__Provided records__:
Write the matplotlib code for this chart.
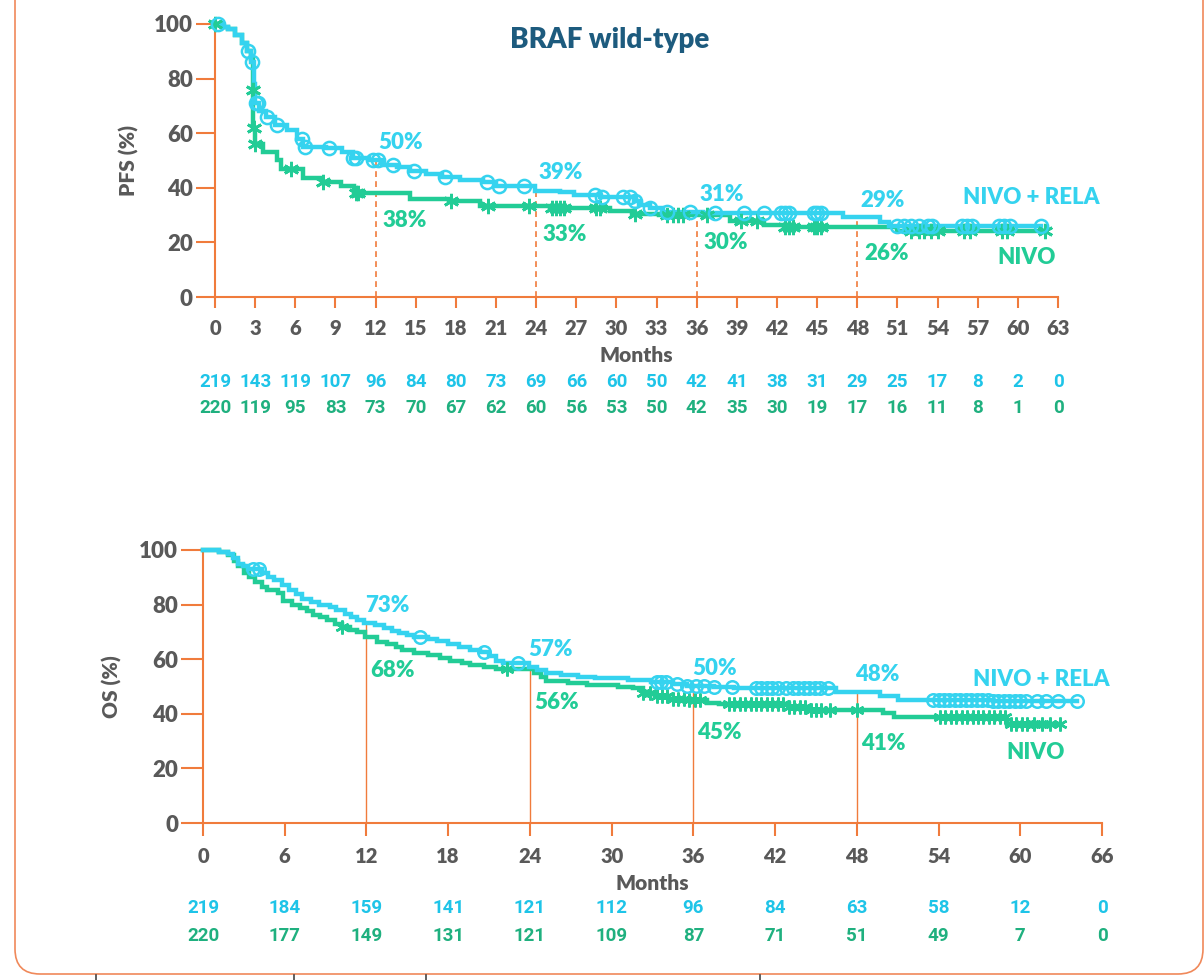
import numpy as np
import matplotlib.pyplot as plt
import matplotlib.transforms as mtransforms
from matplotlib.patches import FancyBboxPatch

# ---------------- data ----------------
# PFS, Kaplan-Meier steps (month, % event-free)
pfs_rela_t = [0, 0.5, 1.0, 1.5, 2.0, 2.4, 2.7, 2.9, 3.0, 3.3, 3.8, 4.5, 5.4, 6.1, 6.6, 8.3, 9.5,
              10.3, 11.5, 12.5, 13.6, 14.6, 15.8, 17.0, 18.3, 20.0, 21.0, 23.9, 25.8, 26.8, 28.8,
              31.3, 31.7, 32.5, 33.5, 36.5, 46.9, 49.7, 50.4]
pfs_rela_s = [100, 99, 98, 96, 93, 90, 86, 78, 71, 68, 66, 63, 61, 58, 55, 54.5, 53,
              51, 50, 48.5, 47.5, 46, 45, 44, 43, 42, 40.5, 39, 38.4, 37.5, 36.5,
              35, 33.7, 32.5, 31.3, 30.7, 29.3, 27.5, 26]
pfs_rela_end = 61.7
pfs_rela_cens = [0.2, 2.45, 2.75, 3.05, 3.2, 3.9, 4.6, 6.5, 6.75, 8.5, 10.3, 10.5, 11.8, 12.2, 13.3,
                 14.9, 17.2, 20.3, 21.2, 23.1, 28.4, 28.9, 30.5, 31.0, 31.4, 32.5, 33.8, 35.5,
                 37.4, 39.5, 41.0, 42.3, 42.6, 42.9, 44.8, 45.0, 45.3, 51.0, 51.5, 52.0, 52.6,
                 53.3, 53.6, 55.8, 56.2, 56.6, 58.6, 59.0, 59.4, 61.7]

pfs_nivo_t = [0, 0.5, 1.0, 1.5, 2.0, 2.4, 2.7, 2.83, 2.87, 3.0, 3.6, 4.6, 4.9, 6.6, 8.0, 9.4, 10.4,
              14.6, 17.5, 19.8, 25.0, 29.5, 31.2, 33.2, 38.5, 41.0, 42.5, 51.0]
pfs_nivo_s = [100, 99, 98, 96, 93, 90, 87, 76, 62, 56, 53, 50, 47, 43.5, 42, 40.5, 38,
              36, 35, 33.3, 32.5, 31.5, 30.5, 30, 28, 26.5, 25.6, 24.3]
pfs_nivo_end = 62.0
pfs_nivo_cens = [0.0, 2.84, 2.88, 3.02, 5.7, 8.1, 10.5, 10.7, 17.6, 20.4, 23.5, 25.2, 25.5, 25.8,
                 26.1, 28.5, 28.8, 31.4, 33.8, 34.2, 34.6, 35.0, 36.8, 39.3, 40.5, 42.6, 42.9,
                 43.2, 44.8, 45.0, 45.3, 52.0, 52.6, 53.0, 53.5, 54.0, 56.0, 56.4, 58.8, 59.2, 62.0]

# OS, Kaplan-Meier steps
os_rela_t = [0, 1.2, 1.8, 2.2, 2.6, 2.9, 3.3, 4.3, 4.8, 5.2, 5.8, 6.3, 6.8, 7.3, 7.9, 8.5, 9.3, 9.8,
             10.4, 10.9, 11.3, 11.8, 12.6, 13.3, 13.9, 14.4, 15.0, 15.5, 16.5, 17.2, 18.0, 18.8,
             19.6, 20.3, 21.0, 21.5, 22.0, 23.9, 24.5, 25.2, 26.3, 27.5, 28.8, 31.2, 32.9, 34.5,
             35.5, 37.5, 39.0, 43.0, 46.5, 49.7, 51.0, 58.0]
os_rela_s = [100, 99.3, 98.5, 97, 95, 94, 93, 91.5, 90, 89, 87, 85.5, 84, 82, 81, 80, 79, 78,
             76.5, 75.5, 74.5, 73.2, 72.7, 71.5, 70.5, 69.6, 69, 68, 67.5, 66.5, 65.5, 64.5,
             63.5, 62.5, 61, 59.5, 58.5, 57.2, 56, 55, 54.2, 53.6, 53, 52.4, 51.7, 51,
             50.2, 50, 49.5, 49.3, 48, 46.5, 45, 44.7]
os_rela_end = 64.2
os_rela_cens = [3.7, 4.1, 15.9, 20.6, 23.1, 33.3, 33.6, 34.0, 34.8, 35.5, 36.2, 36.8, 37.5, 38.8,
                40.6, 41.0, 41.4, 41.8, 42.2, 42.8, 43.3, 43.7, 44.1, 44.5, 44.9, 45.3, 45.9,
                53.6, 54.0, 54.4, 54.8, 55.2, 55.6, 56.0, 56.4, 56.8, 57.2, 57.6, 58.0, 58.4,
                58.8, 59.2, 59.6, 60.0, 60.4, 61.2, 61.9, 62.8, 64.2]

os_nivo_t = [0, 1.2, 1.8, 2.3, 2.6, 3.0, 3.4, 3.8, 4.3, 4.7, 5.5, 5.9, 6.5, 7.1, 7.6, 8.1, 8.6, 9.1,
             9.7, 10.2, 10.8, 11.3, 11.9, 12.8, 13.5, 14.2, 14.6, 15.5, 16.5, 17.4, 18.1, 19.0,
             19.6, 20.6, 21.5, 24.3, 24.8, 25.2, 26.8, 28.2, 30.5, 31.6, 32.3, 33.2, 34.2, 35.5,
             37.0, 37.9, 43.0, 44.5, 49.9, 50.7, 59.0]
os_nivo_s = [100, 99.3, 98, 96, 94, 91.5, 90, 88.3, 86.5, 85.3, 84.2, 81.5, 80, 78.8, 77.5, 76.2,
             75.3, 74.4, 73, 71.8, 70.8, 70, 68.1, 66.3, 65.5, 64.5, 63.2, 62.3, 61.5, 60.5, 59.2,
             58.5, 57.8, 57, 56.3, 55, 53.5, 52, 51.2, 50.5, 50, 49.4, 47.5, 46.5, 45.5, 45,
             44, 43.5, 42.5, 41.5, 40.3, 38.8, 36.3]
os_nivo_end = 62.9
os_nivo_cens = [10.2, 22.3, 32.3, 32.8, 33.3, 33.7, 34.1, 34.5, 34.9, 35.3, 35.7, 36.1, 36.5, 38.6,
                39.0, 39.4, 39.8, 40.2, 40.6, 41.0, 41.4, 41.8, 42.2, 42.6, 43.0, 43.4, 43.8,
                44.2, 44.6, 45.0, 45.4, 46.0, 48.0, 54.1, 54.5, 54.9, 55.3, 55.7, 56.1, 56.5,
                56.9, 57.3, 57.7, 58.1, 58.5, 58.9, 59.3, 59.7, 60.1, 60.5, 61.0, 61.6, 62.2, 62.9]

landmarks = [12, 24, 36, 48]
pfs_rela_pct = [50, 39, 31, 29]
pfs_nivo_pct = [38, 33, 30, 26]
os_rela_pct = [73, 57, 50, 48]
os_nivo_pct = [68, 56, 45, 41]

pfs_ticks = list(range(0, 64, 3))
pfs_risk_rela = [219, 143, 119, 107, 96, 84, 80, 73, 69, 66, 60, 50, 42, 41, 38, 31, 29, 25, 17, 8, 2, 0]
pfs_risk_nivo = [220, 119, 95, 83, 73, 70, 67, 62, 60, 56, 53, 50, 42, 35, 30, 19, 17, 16, 11, 8, 1, 0]
os_ticks = list(range(0, 67, 6))
os_risk_rela = [219, 184, 159, 141, 121, 112, 96, 84, 63, 58, 12, 0]
os_risk_nivo = [220, 177, 149, 131, 121, 109, 87, 71, 51, 49, 7, 0]

# ---------------- style ----------------
BLUE = '#35d3ef'
GREEN = '#22cc96'
BLUE_TXT = '#1ec4e8'
GREEN_TXT = '#1fb07f'
ORANGE = '#f07b3c'
GREY = '#595959'

plt.rcParams.update({'font.family': ['Lato', 'DejaVu Sans'],
                     'font.weight': 'heavy',
                     'axes.labelweight': 'heavy'})

fig = plt.figure(figsize=(12.04, 9.8), dpi=100)

# rounded frame around the slide panel
frame = FancyBboxPatch((0.15, 0.06), 11.88, 10.2, boxstyle='round,pad=0,rounding_size=0.25',
                       transform=fig.dpi_scale_trans, fill=False, edgecolor='#f0895a', lw=1.2)
fig.add_artist(frame)
for xp in [0.96, 2.94, 4.26, 7.6]:
    fig.add_artist(plt.Line2D([xp, xp], [0.0, 0.05], transform=fig.dpi_scale_trans,
                              color='#444444', lw=1.2))


def step_value(t, s, x):
    idx = np.searchsorted(np.array(t), np.array(x), side='right') - 1
    return np.array(s)[idx]


def km(ax, t, s, end, cens, color, marker, ms, mew):
    ax.plot(list(t) + [end], list(s) + [s[-1]], drawstyle='steps-post', color=color,
            lw=3.2, clip_on=False, zorder=3, solid_joinstyle='miter')
    ax.plot(cens, step_value(t, s, cens), ls='none', marker=marker, ms=ms,
            mfc='none' if marker == 'o' else color, mec=color, mew=mew, clip_on=False, zorder=4)


def style_axes(ax, xmax, ticks, ylen, xlen):
    ax.set_xlim(0, xmax)
    ax.set_ylim(0, 100)
    ax.set_xticks(ticks)
    ax.set_yticks(range(0, 101, 20))
    for side in ['top', 'right']:
        ax.spines[side].set_visible(False)
    for side in ['left', 'bottom']:
        ax.spines[side].set_color(ORANGE)
        ax.spines[side].set_linewidth(1.5)
    ax.tick_params(axis='y', length=ylen, width=1.5, color=ORANGE, pad=2,
                   labelsize=16, labelcolor=GREY)
    ax.tick_params(axis='x', length=xlen, width=1.5, color=ORANGE, pad=8,
                   labelsize=14.5, labelcolor=GREY)


def risk_table(ax, ticks, rela, nivo, y_months, y1, y2):
    tr = mtransforms.blended_transform_factory(ax.transData, ax.transAxes)
    ax.text(0.5, y_months, 'Months', transform=ax.transAxes, ha='center', va='center',
            fontsize=15, color=GREY)
    for x, a, b in zip(ticks, rela, nivo):
        ax.text(x, y1, str(a), transform=tr, ha='center', va='center', fontsize=13.5,
                color=BLUE_TXT, weight='bold', family=['Roboto', 'DejaVu Sans'])
        ax.text(x, y2, str(b), transform=tr, ha='center', va='center', fontsize=13.5,
                color=GREEN_TXT, weight='bold', family=['Roboto', 'DejaVu Sans'])


def pct_labels(ax, rela, nivo, dx1, dy1, dx2, dy2):
    for m, a, b in zip(landmarks, rela, nivo):
        ax.text(m + dx1, a + dy1, f'{a}%', color=BLUE, fontsize=16,
                va='center', ha='left')
        ax.text(m + dx2, b + dy2, f'{b}%', color=GREEN, fontsize=16,
                va='center', ha='left')


# ---------------- PFS ----------------
ax1 = fig.add_axes([215 / 1204, 1 - 297 / 980, 843 / 1204, 273 / 980])
style_axes(ax1, 63, pfs_ticks, 14, 8)
ax1.set_ylabel('PFS (%)', fontsize=15, color=GREY)
ax1.yaxis.set_label_coords(-0.09, 0.5)
for m, v in zip(landmarks, pfs_rela_pct):
    ax1.plot([m, m], [0, v], ls=(0, (3.5, 2.5)), color=ORANGE, lw=1.2, zorder=1)
km(ax1, pfs_nivo_t, pfs_nivo_s, pfs_nivo_end, pfs_nivo_cens, GREEN, (6, 2, 0), 11, 2)
km(ax1, pfs_rela_t, pfs_rela_s, pfs_rela_end, pfs_rela_cens, BLUE, 'o', 9.5, 1.8)
pct_labels(ax1, pfs_rela_pct, pfs_nivo_pct, 0.2, 6.5, 0.5, -10)
ax1.text(55.9, 36.3, 'NIVO + RELA', color=BLUE, fontsize=16, va='center', ha='left')
ax1.text(58.5, 14.3, 'NIVO', color=GREEN, fontsize=16, va='center', ha='left')
risk_table(ax1, pfs_ticks, pfs_risk_rela, pfs_risk_nivo, -0.216, -0.311, -0.407)

fig.text(610 / 1204, 1 - 40 / 980, 'BRAF wild-type', ha='center', va='center',
         fontsize=20, color='#1d5b7e')

# ---------------- OS ----------------
ax2 = fig.add_axes([203 / 1204, 1 - 823 / 980, 899 / 1204, 273 / 980])
style_axes(ax2, 66, os_ticks, 16, 9)
ax2.set_ylabel('OS (%)', fontsize=15, color=GREY)
ax2.yaxis.set_label_coords(-0.09, 0.5)
for m, v in zip(landmarks, os_rela_pct):
    ax2.plot([m, m], [0, v], color=ORANGE, lw=1.0, zorder=1)
km(ax2, os_nivo_t, os_nivo_s, os_nivo_end, os_nivo_cens, GREEN, (6, 2, 0), 10, 1.8)
km(ax2, os_rela_t, os_rela_s, os_rela_end, os_rela_cens, BLUE, 'o', 9, 1.8)
pct_labels(ax2, os_rela_pct, os_nivo_pct, -0.1, 6.5, 0.3, -12)
ax2.text(56.5, 52.4, 'NIVO + RELA', color=BLUE, fontsize=16, va='center', ha='left')
ax2.text(59.0, 26, 'NIVO', color=GREEN, fontsize=16, va='center', ha='left')
risk_table(ax2, os_ticks, os_risk_rela, os_risk_nivo, -0.223, -0.311, -0.414)

plt.savefig('out.png', dpi=100)
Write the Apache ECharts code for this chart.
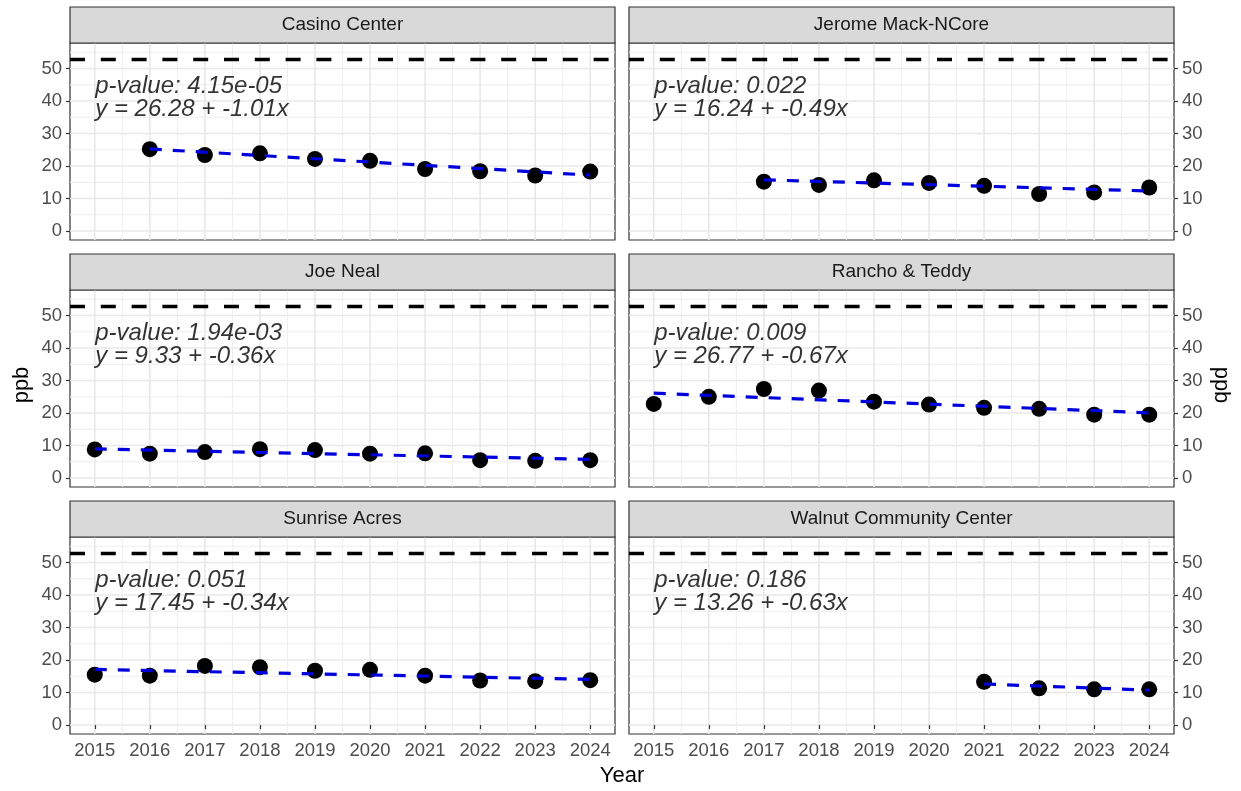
<!DOCTYPE html>
<html>
<head>
<meta charset="utf-8">
<title>ppb by site</title>
<script src="https://cdn.jsdelivr.net/npm/echarts@6.0.0/dist/echarts.min.js"></script>
<style>
  html, body { margin: 0; padding: 0; background: #fff; }
  #main { width: 1241px; height: 791px; }
</style>
</head>
<body>
<div id="main"></div>
<script>
// data
const years = [2015, 2016, 2017, 2018, 2019, 2020, 2021, 2022, 2023, 2024]
const sites = ['Casino Center', 'Jerome Mack-NCore', 'Joe Neal', 'Rancho & Teddy', 'Sunrise Acres', 'Walnut Community Center']
const casinoCenter = [null, 25.2, 23.4, 23.9, 22.2, 21.6, 19.1, 18.4, 17.1, 18.3]
const jeromeMack = [null, null, 15.2, 14.2, 15.6, 14.8, 13.9, 11.4, 11.9, 13.4]
const joeNeal = [8.8, 7.5, 8.0, 8.9, 8.6, 7.5, 7.6, 5.5, 5.3, 5.5]
const ranchoTeddy = [22.8, 25.0, 27.4, 26.9, 23.5, 22.6, 21.6, 21.3, 19.5, 19.5]
const sunriseAcres = [15.5, 15.2, 18.2, 17.8, 16.7, 17.0, 15.2, 13.7, 13.5, 13.8]
const walnut = [null, null, null, null, null, null, 13.3, 11.3, 11.0, 11.0]
const values = [casinoCenter, jeromeMack, joeNeal, ranchoTeddy, sunriseAcres, walnut]

// fitted trend: first / last year and value at each end
const trendYears = [[2016, 2024], [2017, 2024], [2015, 2024], [2015, 2024], [2015, 2024], [2021, 2024]]
const trendValues = [[25.27, 17.19], [15.75, 12.32], [8.97, 5.73], [26.10, 20.07], [17.11, 14.05], [12.63, 10.74]]
const pValues = ['4.15e-05', '0.022', '1.94e-03', '0.009', '0.051', '0.186']
const fits = ['y = 26.28 + -1.01x', 'y = 16.24 + -0.49x', 'y = 9.33 + -0.36x', 'y = 26.77 + -0.67x', 'y = 17.45 + -0.34x', 'y = 13.26 + -0.63x']
const threshold = 53
const yTicks = [0, 10, 20, 30, 40, 50]
const yMinor = [5, 15, 25, 35, 45, 55]
const xMinor = [2015.5, 2016.5, 2017.5, 2018.5, 2019.5, 2020.5, 2021.5, 2022.5, 2023.5]

const FONT = '"Liberation Sans", Arial, sans-serif'
const colLeft = [70, 629]
const rowTop = [43, 290, 537]
const panelW = 545
const panelH = 197
const stripH = 36
const X_MIN = 2014.55
const X_MAX = 2024.45
const Y_MIN = -2.75
const Y_MAX = 57.85

const grids = []
const xAxes = []
const yAxes = []
const series = []
const graphics = []

// grid lines list for custom series: [direction, value, isMinor]
const gridItems = []
yTicks.forEach(v => gridItems.push([0, v, 0]))
yMinor.forEach(v => gridItems.push([0, v, 1]))
years.forEach(v => gridItems.push([1, v, 0]))
xMinor.forEach(v => gridItems.push([1, v, 1]))

sites.forEach((site, i) => {
  const row = Math.floor(i / 2)
  const col = i % 2
  const left = colLeft[col]
  const top = rowTop[row]
  const bottomRow = row === 2

  grids.push({
    left: left,
    top: top,
    width: panelW,
    height: panelH,
    show: true,
    backgroundColor: '#fff',
    borderColor: '#333333',
    borderWidth: 1.2
  })
  // only the bottom row carries year ticks and labels
  xAxes.push(bottomRow ? {
    type: 'value',
    gridIndex: i,
    min: X_MIN,
    max: X_MAX,
    splitLine: { show: false },
    axisLine: { show: false },
    axisTick: { show: true, customValues: years, length: 4, lineStyle: { color: '#333333', width: 1.2 } },
    axisLabel: {
      customValues: years,
      formatter: v => String(v),
      color: '#4D4D4D',
      fontSize: 18.5,
      fontFamily: FONT,
      margin: 7
    }
  } : {
    type: 'value',
    gridIndex: i,
    min: X_MIN,
    max: X_MAX,
    splitLine: { show: false },
    axisLine: { show: false },
    axisTick: { show: false },
    axisLabel: { show: false }
  })
  yAxes.push({
    type: 'value',
    gridIndex: i,
    min: Y_MIN,
    max: Y_MAX,
    position: col === 0 ? 'left' : 'right',
    splitLine: { show: false },
    axisLine: { show: false },
    axisTick: { show: true, customValues: yTicks, length: 4, lineStyle: { color: '#333333', width: 1.2 } },
    axisLabel: {
      customValues: yTicks,
      color: '#4D4D4D',
      fontSize: 18.5,
      fontFamily: FONT,
      margin: 8
    }
  })

  // panel grid lines
  series.push({
    type: 'custom',
    xAxisIndex: i,
    yAxisIndex: i,
    silent: true,
    z: 0,
    clip: false,
    data: gridItems,
    renderItem: (params, api) => {
      const cs = params.coordSys
      const dir = api.value(0)
      const v = api.value(1)
      const minor = api.value(2)
      let shape
      if (dir === 0) {
        const p = api.coord([2020, v])
        shape = { x1: cs.x, y1: p[1], x2: cs.x + cs.width, y2: p[1] }
      } else {
        const p = api.coord([v, 20])
        shape = { x1: p[0], y1: cs.y, x2: p[0], y2: cs.y + cs.height }
      }
      return {
        type: 'line',
        shape: shape,
        style: { stroke: minor ? '#EEEEEE' : '#E8E8E8', lineWidth: minor ? 1 : 1.6 }
      }
    }
  })

  // points
  series.push({
    type: 'scatter',
    xAxisIndex: i,
    yAxisIndex: i,
    symbolSize: 16,
    itemStyle: { color: '#000', opacity: 1 },
    silent: true,
    z: 2,
    data: years.map((y, k) => [y, values[i][k]]).filter(d => d[1] !== null),
    markLine: {
      silent: true,
      symbol: 'none',
      label: { show: false },
      lineStyle: { color: '#000', width: 3.3, type: [15, 15.8] },
      data: [{ yAxis: threshold }]
    }
  })

  // fitted trend
  series.push({
    type: 'line',
    xAxisIndex: i,
    yAxisIndex: i,
    symbol: 'none',
    silent: true,
    z: 3,
    lineStyle: { color: '#0000DD', width: 3.2, type: [12, 11] },
    data: trendYears[i].map((y, k) => [y, trendValues[i][k]])
  })

  // p-value / equation text
  series.push({
    type: 'scatter',
    xAxisIndex: i,
    yAxisIndex: i,
    symbolSize: 1,
    silent: true,
    z: 4,
    itemStyle: { color: 'rgba(0,0,0,0)' },
    label: {
      show: true,
      position: 'right',
      distance: 0,
      formatter: 'p-value: ' + pValues[i] + '\n' + fits[i],
      fontStyle: 'italic',
      fontSize: 24,
      lineHeight: 23,
      color: '#000',
      fontFamily: FONT
    },
    data: [[2015, 41.1]]
  })

  // facet strip
  graphics.push({
    type: 'rect',
    shape: { x: left, y: top - stripH, width: panelW, height: stripH },
    style: { fill: '#D9D9D9', stroke: '#333333', lineWidth: 1.2 },
    z: 10
  })
  graphics.push({
    type: 'text',
    x: left + panelW / 2,
    y: top - stripH / 2,
    style: {
      text: site,
      fill: '#1A1A1A',
      font: '19px ' + FONT,
      textAlign: 'center',
      textVerticalAlign: 'middle'
    },
    z: 11
  })
})

// axis titles
graphics.push({
  type: 'text',
  x: 22,
  y: 385,
  rotation: Math.PI / 2,
  style: { text: 'ppb', fill: '#000', font: '22px ' + FONT, textAlign: 'center', textVerticalAlign: 'middle' }
})
graphics.push({
  type: 'text',
  x: 1221,
  y: 385,
  rotation: -Math.PI / 2,
  style: { text: 'ppb', fill: '#000', font: '22px ' + FONT, textAlign: 'center', textVerticalAlign: 'middle' }
})
graphics.push({
  type: 'text',
  x: 622,
  y: 776,
  style: { text: 'Year', fill: '#000', font: '22px ' + FONT, textAlign: 'center', textVerticalAlign: 'middle' }
})

const chart = echarts.init(document.getElementById('main'), null, { renderer: 'canvas' })
chart.setOption({
  animation: false,
  backgroundColor: '#fff',
  grid: grids,
  xAxis: xAxes,
  yAxis: yAxes,
  series: series,
  graphic: graphics
})
</script>
</body>
</html>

__Exercise instructions__: Beginning with the first line of the records above, extract each line exactly through the line that holds "from matplotlib.patches import FancyBboxPatch", both ends included. Omit pictures.

__The solution__:
Write the matplotlib code for this chart.
import numpy as np
import matplotlib.pyplot as plt
import matplotlib.transforms as mtransforms
from matplotlib.patches import FancyBboxPatch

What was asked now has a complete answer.